I watched Zero Dark Thirty with trepidation. Ordering Osama bin Laden’s death and playing golf are probably the only actions that Barack Obama has taken these last four years that haven’t made this country less free and less prosperous. I was worried the Oscar-winning team of director Kathryn Bigelow and writer Mark Boal would use the story of the hunt for bin Laden to hagiographize this mediocre and reactionary president. I was worried that that was why the picture was getting such good reviews.
But Bigelow and Boal turn out to be bigger than that and better. The two and a half hour film does contain one scene in which a White House official says, in effect, “The president is a thoughtful, analytical man who won’t pull the trigger quickly because he doesn’t want to make the same mistake George W. Bush made with the WMD in Iraq.” That’s the sort of political reading we expect from Hollywood, and Bigelow and Boal make sure to get it in.
But the rest of the movie is a deadpan tribute to the intelligence agents and Navy Seals who slow by slow tracked this bad man down and sent him to meet a Maker very unlike the one he was expecting. Indeed, some could see the overall film as a reprimand to a president who took so much credit for what was clearly the work of men and women laboring through two administrations.
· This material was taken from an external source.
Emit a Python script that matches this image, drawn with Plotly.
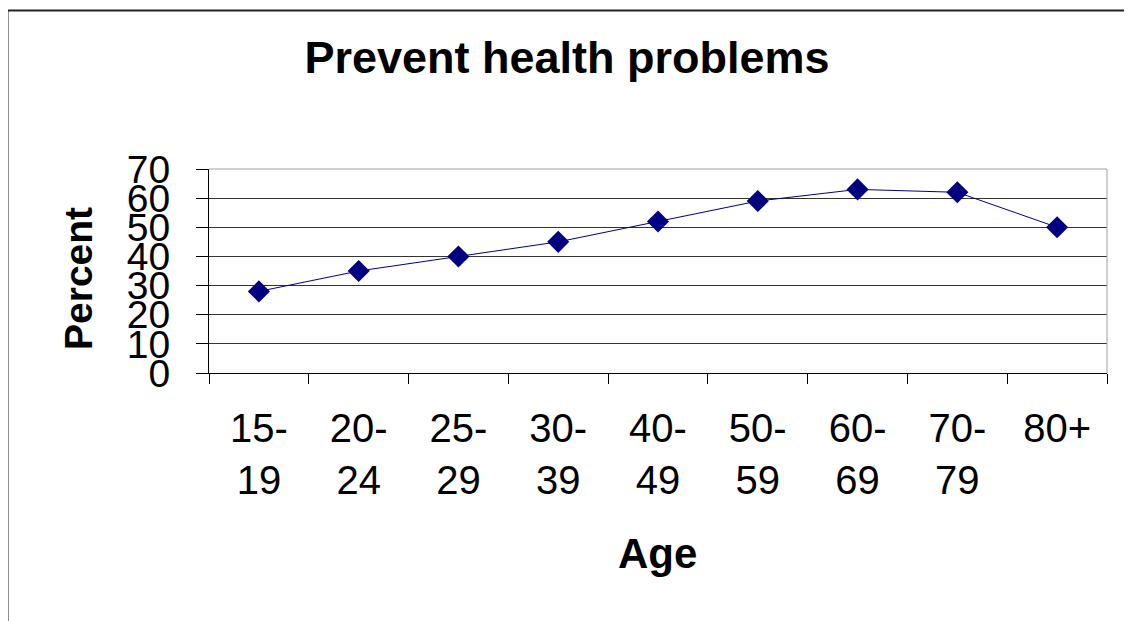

Plus the movie graphically depicts how that work involved interrogation techniques that Obama ultimately prohibited — a prohibition which clearly hobbled the search.
But hey, this isn’t the New York Times, which gives good reviews to films it agrees with politically and bad reviews to films it disagrees with. This is me, who tries to treat them fairly no matter which side they’re on. And Zero Dark Thirty is gripping for its entire running time, exciting during the final mission, well-constructed and well-directed throughout. The performances are uniformly excellent with standout work from Jason Clarke and the always superb Jennifer Ehle (and yes, that is the curly-haired darling who starred in the best-ever adaptation of Pride and Prejudice).
So all in all: one of the better movies of the year. A powerful depiction of an important event.
One more political note. Some politicians are griping because the film tells the truth about the fact that important information was gained through “enhanced interrogation techniques.” These politicians are not only liars themselves but wish to be the source of lies in others. There’s clearly a lot of ficitonalization in this story, but that’s not part of it. The idea that enhanced interrogation didn’t work is more fictional than anything in the film — or in any film. That doesn’t make such techniques morally right, of course, but let’s at least have the debate honestly. Oh wait, sorry, I was talking about politicians. Forget I mentioned that honesty stuff. What was I thinking?